● **Exercise details**: Make an exact copy of the listing below.

● **Information supplied**:
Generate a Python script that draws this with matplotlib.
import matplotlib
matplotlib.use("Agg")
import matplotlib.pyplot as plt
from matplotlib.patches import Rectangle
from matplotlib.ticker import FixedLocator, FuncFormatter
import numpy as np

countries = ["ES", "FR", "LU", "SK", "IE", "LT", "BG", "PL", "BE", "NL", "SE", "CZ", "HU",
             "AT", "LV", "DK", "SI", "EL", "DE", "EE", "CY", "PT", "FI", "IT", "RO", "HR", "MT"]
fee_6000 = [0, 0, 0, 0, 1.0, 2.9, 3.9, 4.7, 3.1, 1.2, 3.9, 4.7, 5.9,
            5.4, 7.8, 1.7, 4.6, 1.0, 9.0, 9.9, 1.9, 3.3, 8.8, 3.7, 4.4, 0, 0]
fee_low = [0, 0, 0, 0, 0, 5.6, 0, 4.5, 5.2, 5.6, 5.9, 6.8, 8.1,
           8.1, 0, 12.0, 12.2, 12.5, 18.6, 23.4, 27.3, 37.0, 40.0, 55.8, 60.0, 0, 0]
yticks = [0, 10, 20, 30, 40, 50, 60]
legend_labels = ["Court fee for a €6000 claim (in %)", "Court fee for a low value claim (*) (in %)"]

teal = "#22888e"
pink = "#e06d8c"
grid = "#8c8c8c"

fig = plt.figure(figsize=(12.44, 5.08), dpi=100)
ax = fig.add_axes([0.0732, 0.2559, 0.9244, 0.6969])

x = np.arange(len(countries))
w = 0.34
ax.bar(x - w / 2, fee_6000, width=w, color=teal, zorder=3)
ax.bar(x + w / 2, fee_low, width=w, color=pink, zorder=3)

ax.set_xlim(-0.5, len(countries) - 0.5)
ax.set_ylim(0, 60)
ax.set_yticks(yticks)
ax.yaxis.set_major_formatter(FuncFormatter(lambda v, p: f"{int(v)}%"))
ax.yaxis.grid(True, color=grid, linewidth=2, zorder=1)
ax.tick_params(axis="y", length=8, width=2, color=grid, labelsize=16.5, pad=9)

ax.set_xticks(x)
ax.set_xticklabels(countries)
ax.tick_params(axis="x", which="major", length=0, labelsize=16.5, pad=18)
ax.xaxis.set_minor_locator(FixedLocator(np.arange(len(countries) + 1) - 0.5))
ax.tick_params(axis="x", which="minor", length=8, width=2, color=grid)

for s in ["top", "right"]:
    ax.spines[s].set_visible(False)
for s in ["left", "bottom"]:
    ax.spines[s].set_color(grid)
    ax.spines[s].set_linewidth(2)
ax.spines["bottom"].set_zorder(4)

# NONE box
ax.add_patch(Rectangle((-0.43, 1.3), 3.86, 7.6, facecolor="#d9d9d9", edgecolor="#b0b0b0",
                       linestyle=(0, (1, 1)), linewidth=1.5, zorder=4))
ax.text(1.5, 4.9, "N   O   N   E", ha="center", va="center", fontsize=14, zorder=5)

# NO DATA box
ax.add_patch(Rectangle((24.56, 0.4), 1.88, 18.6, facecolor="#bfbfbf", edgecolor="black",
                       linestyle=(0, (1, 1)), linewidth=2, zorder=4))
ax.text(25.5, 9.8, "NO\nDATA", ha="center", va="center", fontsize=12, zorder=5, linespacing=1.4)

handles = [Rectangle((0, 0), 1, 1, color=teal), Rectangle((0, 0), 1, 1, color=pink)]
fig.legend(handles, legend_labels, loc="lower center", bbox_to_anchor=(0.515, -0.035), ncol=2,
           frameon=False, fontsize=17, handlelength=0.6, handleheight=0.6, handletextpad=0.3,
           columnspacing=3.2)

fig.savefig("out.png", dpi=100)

● **Output for this exercise**:
Generate a Python script that draws this with matplotlib.
import matplotlib
matplotlib.use("Agg")
import matplotlib.pyplot as plt
from matplotlib.patches import Rectangle
from matplotlib.ticker import FixedLocator, FuncFormatter
import numpy as np

countries = ["ES", "FR", "LU", "SK", "IE", "LT", "BG", "PL", "BE", "NL", "SE", "CZ", "HU",
             "AT", "LV", "DK", "SI", "EL", "DE", "EE", "CY", "PT", "FI", "IT", "RO", "HR", "MT"]
fee_6000 = [0, 0, 0, 0, 1.0, 2.9, 3.9, 4.7, 3.1, 1.2, 3.9, 4.7, 5.9,
            5.4, 7.8, 1.7, 4.6, 1.0, 9.0, 9.9, 1.9, 3.3, 8.8, 3.7, 4.4, 0, 0]
fee_low = [0, 0, 0, 0, 0, 5.6, 0, 4.5, 5.2, 5.6, 5.9, 6.8, 8.1,
           8.1, 0, 12.0, 12.2, 12.5, 18.6, 23.4, 27.3, 37.0, 40.0, 55.8, 60.0, 0, 0]
yticks = [0, 10, 20, 30, 40, 50, 60]
legend_labels = ["Court fee for a €6000 claim (in %)", "Court fee for a low value claim (*) (in %)"]

teal = "#22888e"
pink = "#e06d8c"
grid = "#8c8c8c"

fig = plt.figure(figsize=(12.44, 5.08), dpi=100)
ax = fig.add_axes([0.0732, 0.2559, 0.9244, 0.6969])

x = np.arange(len(countries))
w = 0.34
ax.bar(x - w / 2, fee_6000, width=w, color=teal, zorder=3)
ax.bar(x + w / 2, fee_low, width=w, color=pink, zorder=3)

ax.set_xlim(-0.5, len(countries) - 0.5)
ax.set_ylim(0, 60)
ax.set_yticks(yticks)
ax.yaxis.set_major_formatter(FuncFormatter(lambda v, p: f"{int(v)}%"))
ax.yaxis.grid(True, color=grid, linewidth=2, zorder=1)
ax.tick_params(axis="y", length=8, width=2, color=grid, labelsize=16.5, pad=9)

ax.set_xticks(x)
ax.set_xticklabels(countries)
ax.tick_params(axis="x", which="major", length=0, labelsize=16.5, pad=18)
ax.xaxis.set_minor_locator(FixedLocator(np.arange(len(countries) + 1) - 0.5))
ax.tick_params(axis="x", which="minor", length=8, width=2, color=grid)

for s in ["top", "right"]:
    ax.spines[s].set_visible(False)
for s in ["left", "bottom"]:
    ax.spines[s].set_color(grid)
    ax.spines[s].set_linewidth(2)
ax.spines["bottom"].set_zorder(4)

# NONE box
ax.add_patch(Rectangle((-0.43, 1.3), 3.86, 7.6, facecolor="#d9d9d9", edgecolor="#b0b0b0",
                       linestyle=(0, (1, 1)), linewidth=1.5, zorder=4))
ax.text(1.5, 4.9, "N   O   N   E", ha="center", va="center", fontsize=14, zorder=5)

# NO DATA box
ax.add_patch(Rectangle((24.56, 0.4), 1.88, 18.6, facecolor="#bfbfbf", edgecolor="black",
                       linestyle=(0, (1, 1)), linewidth=2, zorder=4))
ax.text(25.5, 9.8, "NO\nDATA", ha="center", va="center", fontsize=12, zorder=5, linespacing=1.4)

handles = [Rectangle((0, 0), 1, 1, color=teal), Rectangle((0, 0), 1, 1, color=pink)]
fig.legend(handles, legend_labels, loc="lower center", bbox_to_anchor=(0.515, -0.035), ncol=2,
           frameon=False, fontsize=17, handlelength=0.6, handleheight=0.6, handletextpad=0.3,
           columnspacing=3.2)

fig.savefig("out.png", dpi=100)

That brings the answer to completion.